What have you been up to since graduating from Temple?

When my dissertation was finished, there was this great synergy that allowed me to transition my graduate student role into a full-time gig working in the Public Policy Lab and then research administration at the college. I’m now the associate director of the Public Policy Lab, an interdisciplinary academic environment that brings together different policy communities such as law makers, policymakers, and community advocates. We run a fellowship program with a workshop series in which students can present their work to one another, and we also run a number of publications, the biggest of which is the Lab Report, an annual magazine that brings together academics, policy makers, and advocates to discuss a central topic. The idea is that through these different avenues whether they be talks, panels, publications, or fellowship programs, we’re getting people together to discuss issues and find new solutions and new research opportunities around public policy.

What advice might you have for prospective graduate students in your field?
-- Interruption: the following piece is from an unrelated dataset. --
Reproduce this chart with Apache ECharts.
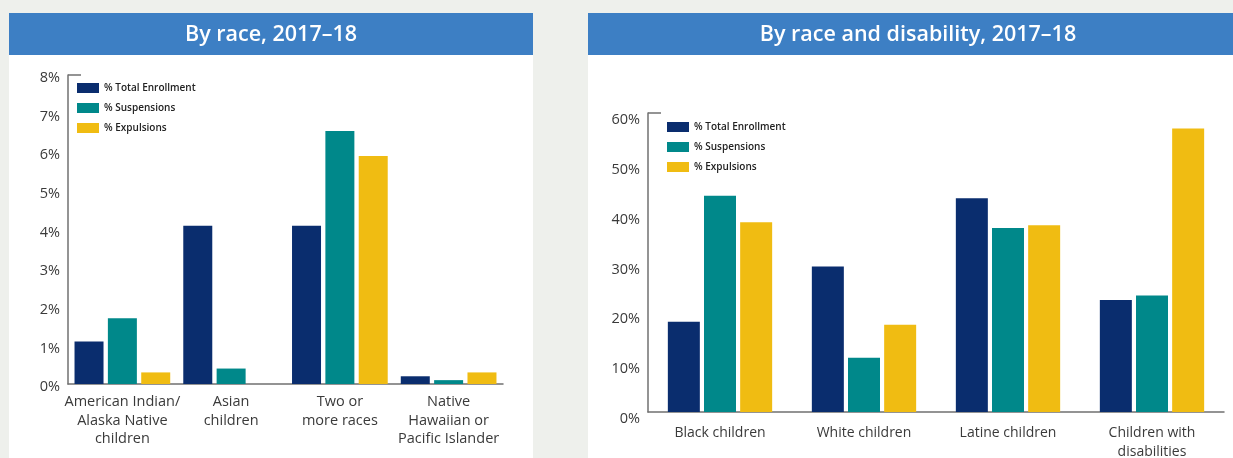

A lot of the advice you get when you enter a PhD program is to know from the outset what you want to do and where you want to go, and to have your research agenda conceptualized before you start. While I think that can be helpful, I also think it’s important to stay open to new directions and opportunities. I was very interested in gender and sexuality, and I knew the direction I wanted to go for the most part – but it really was taking a class on immigration that took me in a new direction, at least methodologically, that I wasn’t expecting and which shaped the trajectory of my dissertation work. Staying open to unplanned experiences can set you up for serendipitous encounters and opportunities.